Recently, in the context of our long-range planning benchmark research, a CFO asked me if I had capital spending metrics for her specific industry. To be sure, there are paid-for services that provide these sorts of metrics but (like me) CFOs seem to be preternaturally cheap. For them, another approach would be to collect relevant data from U.S. public companies in that industry from the SEC’s EDGAR database. Before XBRL, assembling the data was time-consuming, since it involves sorting through the list of companies in a specific SIC code grouping, selecting the existing relevant companies while ignoring the defunct ones, and retrieving their most recent 10-K (annual) filings. After the introduction of XBRL the process is… still time-consuming. Indeed, I checked and there’s exactly no difference in the time it takes to retrieve and analyze the data today and the time it took in the 1990s. The main difference is that back then, the filings were in text format; today they are rendered in HTML. The steps required to get the data, arrange it in a spreadsheet and analyze the results are almost exactly the same.

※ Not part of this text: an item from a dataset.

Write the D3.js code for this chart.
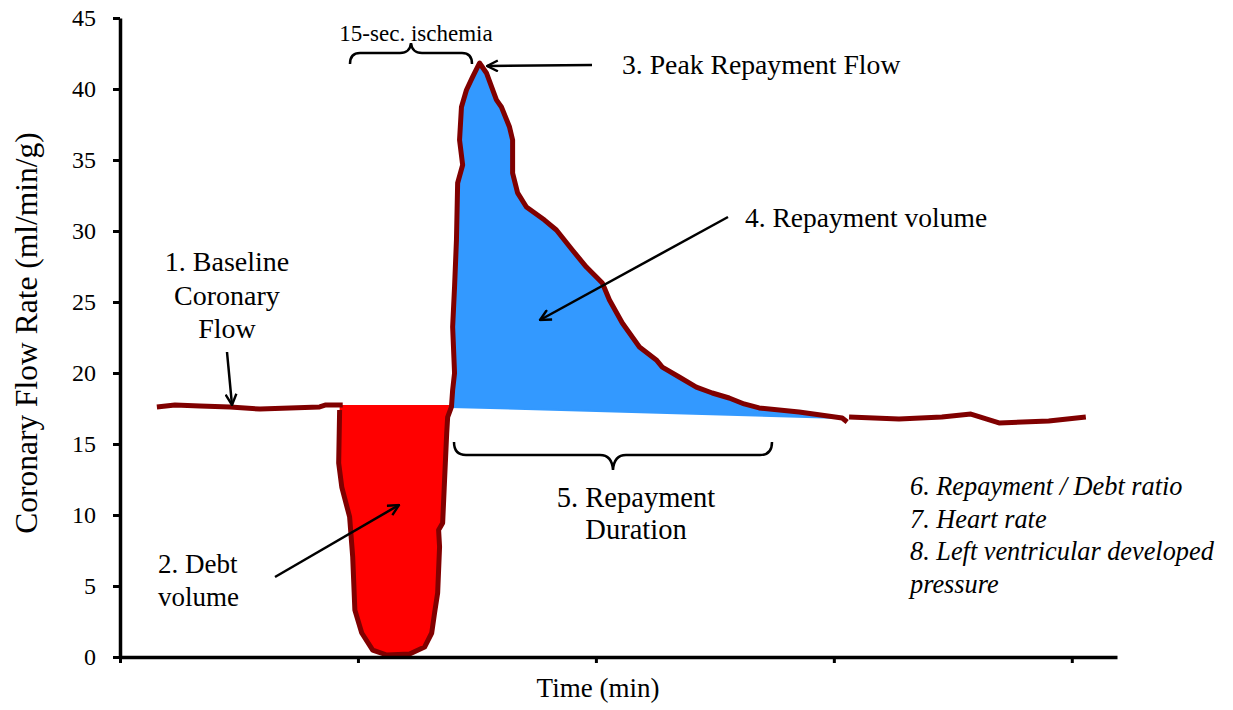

Contrast the difficulty of getting data from EDGAR with the relative ease of retrieving numbers from the Bureau of Economic Analysis (BEA) and the Bureau of Labor Statistics (BLS). These two government data sources make it relatively easy to download specific data sets into spreadsheets or flat file structures for further analysis. While the original idea was for the SEC to provide people with an interactive analysis tool that would enable them to make use of XBRL-tagged data, I’d settle for EDGAR providing a useful interactive data retrieval tool. In particular, I’d like one that would enable me to (for example) select an SIC code, select elements from the XBRL taxonomy, select time periods, and then download the result in some readily usable format such as a spreadsheet or as flat file data for further interactive analysis.

One reason EDGAR data remains a static, hard-to-use pile of numbers is that too many people involved in financial software companies and the SEC continue to act as if the data in EDGAR is readily consumable. It is not. To address the lack of useful tools, XBRL US began the XBRL Challenge. It’s a good first step, but much more must be done. Since the XBRL mandate was put into action, U.S. filers have collectively spent hundreds of millions of dollars complying with the requirement. Since fiscal 2008, the SEC’s budget has increased by almost $400 million, or 40 percent. A rounding error in this sum would have been sufficient to fund the development of a method of extracting XBRL tagged data and an interactive XBRL-enabled analysis tool.